[Mesa-dev] [PATCH 000/123] Reintroducing NIR, a new IR for mesa
Jason Ekstrand
jason at jlekstrand.net
Tue Dec 16 15:01:02 PST 2014
On Tue, Dec 16, 2014 at 2:52 PM, Connor Abbott <cwabbott0 at gmail.com> wrote:
>
> Hi,
>
> On Tue, Dec 16, 2014 at 1:04 AM, Jason Ekstrand <jason at jlekstrand.net>
> wrote:
> > NIR (pronounced "ner") is a new IR (internal representation) for the Mesa
> > shader compiler that will sit between the old IR (GLSL IR) and back-end
> > compilers. The primary purpose of NIR is to be more efficient for doing
> > optimizations and generate better code for the back-ends. We have a lot
> of
> > optimizations implemented in GLSL IR right now. However, they still
> > generate fairly bad code primarily because its tree-based structure makes
> > writing good optimizations difficult. For this reason, we have
> implemented
> > a lot of optimizations in the i965 back-end compilers just to fix up the
> > code we get from GLSL IR. The "proper fix" to this is to implement a
> > better high-level IR; enter NIR.
> >
> > Most of the initial work on NIR including setting up common data
> > structures, helper methods, and a few basic passes was by Connor Abbot
> who
> > interned with us over the summer. Connor did a fantastic job, but there
> is
> > still a lot left to be done. I've spent the last two months trying to
> fill
> > in the pieces that we need in order to get NIR off the ground.
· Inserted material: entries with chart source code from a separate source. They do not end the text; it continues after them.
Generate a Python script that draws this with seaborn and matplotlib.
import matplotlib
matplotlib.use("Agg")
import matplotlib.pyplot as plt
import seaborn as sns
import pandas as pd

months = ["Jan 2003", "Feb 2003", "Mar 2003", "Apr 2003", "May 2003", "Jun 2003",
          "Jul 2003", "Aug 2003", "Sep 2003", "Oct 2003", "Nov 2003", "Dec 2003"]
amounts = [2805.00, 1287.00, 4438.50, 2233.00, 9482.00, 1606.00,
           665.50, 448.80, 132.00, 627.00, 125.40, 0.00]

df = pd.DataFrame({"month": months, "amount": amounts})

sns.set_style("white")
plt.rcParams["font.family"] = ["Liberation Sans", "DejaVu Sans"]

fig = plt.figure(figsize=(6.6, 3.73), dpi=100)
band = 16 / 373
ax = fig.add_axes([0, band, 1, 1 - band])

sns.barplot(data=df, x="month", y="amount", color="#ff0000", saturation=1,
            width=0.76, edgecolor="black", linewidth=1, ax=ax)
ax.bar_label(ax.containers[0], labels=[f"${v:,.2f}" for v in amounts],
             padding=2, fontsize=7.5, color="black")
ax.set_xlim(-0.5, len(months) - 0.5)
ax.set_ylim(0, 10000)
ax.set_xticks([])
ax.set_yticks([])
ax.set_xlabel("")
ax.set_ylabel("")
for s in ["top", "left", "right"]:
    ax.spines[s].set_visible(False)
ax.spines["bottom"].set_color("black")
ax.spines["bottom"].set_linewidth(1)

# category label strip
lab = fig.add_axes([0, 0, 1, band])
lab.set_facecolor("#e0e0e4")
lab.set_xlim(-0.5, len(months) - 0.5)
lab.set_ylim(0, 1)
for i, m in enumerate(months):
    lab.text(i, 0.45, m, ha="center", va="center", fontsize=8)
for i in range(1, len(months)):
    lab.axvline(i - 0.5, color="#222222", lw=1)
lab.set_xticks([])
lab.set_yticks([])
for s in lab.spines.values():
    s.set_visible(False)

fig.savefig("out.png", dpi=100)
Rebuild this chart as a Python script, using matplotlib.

At this
> > point, we now have compitent in and out of SSA passes, are at zero piglit
> > regressions for i965 SIMD8 fragment shaders, and the shader-db numbers
> > aren't terrible.
> >
> > This is still a bit experimental. I have been testing only on HSW but it
> > should work ok on SNB and later. Eventually, once we get booleans fixed
> > up, it should work fine on older chips as well. It also doesn't yet
> > support SIMD16, so performance won't be that great. That said, I think
> we
> > are at the point now where we should try and land this and I can stop
> > developing in my masive private branch. Since this isn't quite ready for
> > prime-time yet, using it requires setting the INTEL_USE_NIR environment
> > variable.
> >
> > A few key points about NIR:
> >
> > 1. It is primarily an SSA-based IR.
> > 2. It supports source/destination-modifiers and swizzles/*write-masks.
> > 3. Standard GPU operations such as sin() and fmad() are first-class ALU
> > operations, not intrinsics.
> > 4. GLSL concepts like inputs, outputs, uniforms, etc. are built into the
> > IR so we can do proper analysis on them.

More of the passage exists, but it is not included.